Das ist ihr offenbar gelungen: Eine dänische Vertriebsfirma sah den Film und fand, dass sich die Geschichte in der ganzen Welt vermarkten lasse. Der Film ist bereits nach China und in andere Länder verkauft worden.
Dass «Die göttliche Ordnung» auch ein ausländisches Publikum interessiert, führt die Regisseurin darauf zurück, dass der Film nicht nur vom Frauenstimmrecht handelt. «Es geht auch um Zivilcourage, Demokratie, Gleichberechtigung und den Kampf um Gerechtigkeit – das sind nach den Wahlen in den USA wieder hochaktuelle Themen!»
Und wie sieht es gegenwärtig in der Schweiz aus? Volpe überlegt nicht lange: «Es gibt noch wahnsinnig viel zu tun. Frauen verdienen in der Schweiz immer noch weniger als Männer. Dort fängt es an. Aber das noch grössere Problem ist, dass wir alle einen tiefen Sexismus verinnerlicht haben.»
swissinfo.ch: Wie kamen Sie auf das Thema Frauenstimmrecht?
Petra Volpe: Mein Produzent hatte die Idee, die bei mir sofort auf fruchtbaren Boden fiel.
swissinfo.ch: Warum haben Sie aus dem Thema eine Komödie gemacht und nicht einen Dokumentarfilm oder ein Drama, wie die britische Verfilmung «Suffragette»?
P.V.: Frauen bekamen in der Schweiz erst 1971 das Stimmrecht. Das ist so absurd, dass es einfach eine Komödie sein musste. Man braucht als Frau viel Galgenhumor im Leben.
swissinfo.ch: Vieles im Film könnte für Aussenstehende klischiert oder überzeichnet wirken.

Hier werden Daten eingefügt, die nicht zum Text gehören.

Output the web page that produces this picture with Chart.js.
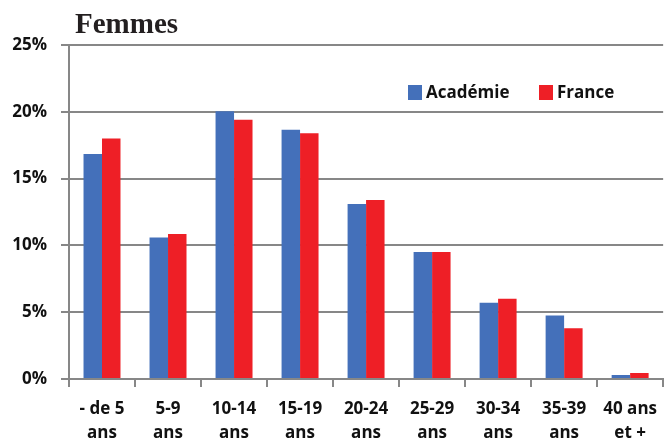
<!DOCTYPE html>
<html>
<head>
<meta charset="utf-8">
<script src="https://cdn.jsdelivr.net/npm/chart.js@4"></script>
<style>
  html, body { margin: 0; padding: 0; background: #fff; }
  #wrap { width: 667px; height: 443px; position: relative; }
</style>
</head>
<body>
<div id="wrap"><canvas id="femmesChart"></canvas></div>
<script>
// Age groups (two-line labels)
const ageGroups = [
  ['- de 5', 'ans'], ['5-9', 'ans'], ['10-14', 'ans'], ['15-19', 'ans'],
  ['20-24', 'ans'], ['25-29', 'ans'], ['30-34', 'ans'], ['35-39', 'ans'],
  ['40 ans', 'et +']
];
// Share of women per age group, in %
const academieValues = [16.85, 10.6, 20.05, 18.65, 13.1, 9.5, 5.7, 4.75, 0.3];
const franceValues = [18.0, 10.85, 19.4, 18.4, 13.4, 9.5, 6.0, 3.8, 0.45];
const yTicks = [0, 5, 10, 15, 20, 25];

const blue = '#4470BA';
const red = '#EE1F26';
const axisGrey = '#878787';
const labelFont = '"Open Sans", "Liberation Sans", sans-serif';

// Title + legend drawn inside the canvas
const decorations = {
  id: 'decorations',
  afterDraw(chart) {
    const ctx = chart.ctx;
    const area = chart.chartArea;
    ctx.save();
    ctx.fillStyle = '#231f20';
    ctx.font = 'bold 29px "Liberation Serif", serif';
    ctx.textBaseline = 'alphabetic';
    ctx.textAlign = 'left';
    ctx.fillText('Femmes', area.left + 6, 33);

    // legend
    ctx.font = 'bold 17px ' + labelFont;
    ctx.textBaseline = 'middle';
    let x = 408;
    const y = 92;
    chart.data.datasets.forEach(ds => {
      ctx.fillStyle = ds.backgroundColor;
      ctx.fillRect(x, y - 7, 14, 15);
      ctx.fillStyle = '#111';
      ctx.fillText(ds.label, x + 18, y + 1);
      x += 131;
    });
    ctx.restore();
  }
};

new Chart(document.getElementById('femmesChart'), {
  type: 'bar',
  data: {
    labels: ageGroups,
    datasets: [
      { label: 'Académie', data: academieValues, backgroundColor: blue },
      { label: 'France', data: franceValues, backgroundColor: red }
    ]
  },
  options: {
    responsive: true,
    maintainAspectRatio: false,
    animation: false,
    layout: { padding: { top: 45, right: 0, left: 0, bottom: 0 } },
    datasets: {
      bar: { categoryPercentage: 0.56, barPercentage: 1 }
    },
    plugins: {
      legend: { display: false },
      tooltip: { enabled: false }
    },
    scales: {
      x: {
        afterFit(scale) { scale.height = 64; },
        grid: {
          offset: true,
          drawOnChartArea: false,
          color: axisGrey,
          lineWidth: 2,
          tickLength: 8
        },
        border: { color: axisGrey, width: 2 },
        ticks: {
          color: '#111',
          font: { family: labelFont, size: 17, weight: 'bold', lineHeight: 1.4 },
          maxRotation: 0,
          autoSkip: false,
          padding: 10
        }
      },
      y: {
        min: 0,
        max: 25,
        afterFit(scale) { scale.width = 69; },
        afterBuildTicks(scale) {
          scale.ticks = yTicks.map(v => ({ value: v }));
        },
        grid: {
          color: axisGrey,
          lineWidth: 2,
          tickLength: 8
        },
        border: { color: axisGrey, width: 2 },
        ticks: {
          color: '#111',
          font: { family: labelFont, size: 17, weight: 'bold' },
          padding: 14,
          callback: v => v + '%'
        }
      }
    }
  },
  plugins: [decorations]
});
</script>
</body>
</html>
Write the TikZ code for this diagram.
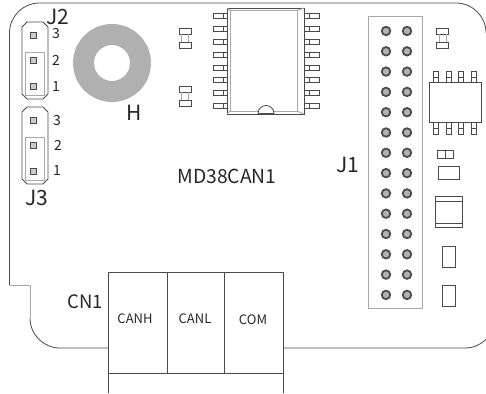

P.V.: Das sagt man oft, wenn es um Anliegen der Frauen geht: das ist doch übertrieben, das sind doch alte Hüte. Aber vieles, was die Personen im Film sagen, sind Originalzitate aus der damaligen Zeit.
- 1868: Vergebliches Begehren von Zürcher Frauen um aktives und passives Wahlrecht anlässlich einer kantonalen Verfassungsrevision
- 1957: Bei einer Revision des Zivilschutzes soll eine Dienstpflicht für Frauen eingeführt werden. Frauenorganisationen wehren sich mit dem Argument des fehlenden Stimmrechts. Der Bundesrat legt rasch einen Entwurf zur Einführung des Frauenstimmrechts vor, um das Zivilschutz-Projekt zu retten.
- 1959: Das Frauenstimmrecht wird in einer Volksabstimmung mit 67% Nein-Stimmen abgelehnt.
- 1963: Die Schweiz wird Mitglied des Europarates, kann die Europäische Menschenrechtskonvention (EMRK) aber wegen des fehlenden Frauenstimmrechts noch nicht unterzeichnen. Der Bundesrat entscheidet 1969, mit einer neuen Volksabstimmung Klarheit zu schaffen.
- 1971: Die männlichen Stimmbürger nehmen in einer Volksabstimmung das Frauenstimmrecht mit rund 66% Ja-Stimmen an.
- 1990: Der Kanton Appenzell-Innerrhoden wird als letzter Kanton vom Bundesgericht zur Einführung des Frauenstimmrechts auf kantonaler Ebene gezwungen.